Robo-advisors are digital platforms that provide automated investment management services. These platforms use algorithms to create and manage investment portfolios based on an individual's risk tolerance, financial goals, and time horizon. Robo-advisors offer the benefits of professional investment management at a lower cost compared to traditional financial advisors. They can be a good option for those who want a hands-off approach and prefer a technology-driven solution.
5. Seeking Professional Financial Advice:
Working with a qualified financial advisor or wealth manager can provide personalized investment advice tailored to your specific needs and goals. A professional can help assess your risk tolerance, design a comprehensive investment strategy, and monitor your portfolio regularly. They have the expertise and experience to navigate complex financial markets and can provide guidance during market downturns or economic uncertainties. A financial advisor can also provide holistic financial planning services, including retirement planning, tax optimisation, and estate planning.
Based on our experience and the statistics mentioned above, it is clear that copy trading is not a reliable or sustainable approach to achieve long-term financial success. The lack of control, incomplete information, potential for herd mentality, hidden costs, limited personal development, and disconnect from market shaping events make it a risky endeavour.
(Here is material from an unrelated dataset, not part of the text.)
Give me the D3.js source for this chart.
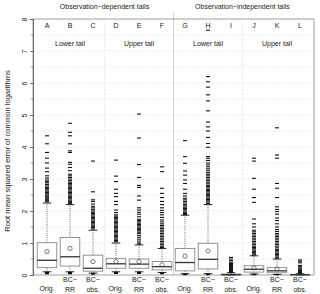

Instead, we recommend either trading and learning independently or seeking the guidance of a professional who can provide personalised investment advice tailored to your specific goals and risk tolerance. When it comes to your hard-earned money, it's crucial to make informed decisions and prioritise your own financial education.
Remember, it's essential to thoroughly research and understand any investment option before committing your funds. Each approach has its own advantages and considerations, and what works best for one person may not be suitable for another. Assess your risk tolerance, financial goals, and time commitment to make an informed decision about the investment strategy that aligns with your needs.